The way these anodes work is they provide a very reactive surface, more reactive than aluminum, and therefore they will corrode first, allegedly saving your aluminum. However, I have to point out that modern coolants have an anti-corrosion package included with the other chemicals in the coolant. If the anode is used, the anti-corrosion chemicals will do their best to protect that anode, but will quickly be depleted and now you have nothing left to protect your heads or other aluminum. Additionally, the very small contaminants from the corroded zinc or magnesium anode will now be circulating through your coolant, and will most likely adhere to the hottest surface they encounter, the small passages in your aluminum heads. That rod doesn't just disappear. It goes somewhere, there's no black hole in your cooling system. What goes in will be there, maybe in a different form, but it's all there. Many of today's modern engines have aluminum heads, for example the Corvette and Camaro. No anodes there.
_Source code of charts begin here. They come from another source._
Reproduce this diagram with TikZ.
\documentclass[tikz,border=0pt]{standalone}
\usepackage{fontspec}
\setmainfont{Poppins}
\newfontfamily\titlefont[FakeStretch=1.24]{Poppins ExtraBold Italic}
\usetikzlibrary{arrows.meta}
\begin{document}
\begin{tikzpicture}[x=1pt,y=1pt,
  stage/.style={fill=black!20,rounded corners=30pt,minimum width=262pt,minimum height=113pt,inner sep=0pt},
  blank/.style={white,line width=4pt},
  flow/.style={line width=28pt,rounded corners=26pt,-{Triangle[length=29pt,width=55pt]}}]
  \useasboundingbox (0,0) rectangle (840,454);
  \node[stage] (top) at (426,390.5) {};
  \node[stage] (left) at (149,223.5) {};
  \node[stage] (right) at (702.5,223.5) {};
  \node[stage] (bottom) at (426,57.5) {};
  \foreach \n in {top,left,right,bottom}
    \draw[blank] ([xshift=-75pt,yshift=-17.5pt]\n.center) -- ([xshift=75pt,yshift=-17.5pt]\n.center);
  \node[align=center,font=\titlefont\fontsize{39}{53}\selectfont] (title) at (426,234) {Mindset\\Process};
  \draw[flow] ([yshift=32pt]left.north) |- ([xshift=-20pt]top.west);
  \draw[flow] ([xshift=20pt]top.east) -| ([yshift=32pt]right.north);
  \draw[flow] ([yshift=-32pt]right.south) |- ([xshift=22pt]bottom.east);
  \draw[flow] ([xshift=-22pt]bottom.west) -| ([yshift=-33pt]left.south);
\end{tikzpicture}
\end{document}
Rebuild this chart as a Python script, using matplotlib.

I may be wrong, but I don't think any OEM in the US uses an anode.
Don't get me wrong, if you have water conducting electricity in your cooling system, it's a bad thing that you need to fix right now. But adding an anode is like putting a band aid on a bullet hole. Fix the problem that's causing the electrolysis.
Anodes are for boats, where you can't control the conductivity of the water coming in contact with the metals. You should be able to balance your PH and get the relatively small amount of water in your cooling system under control.
At least that's my understanding of why you don't want to run an anode in an automotive application.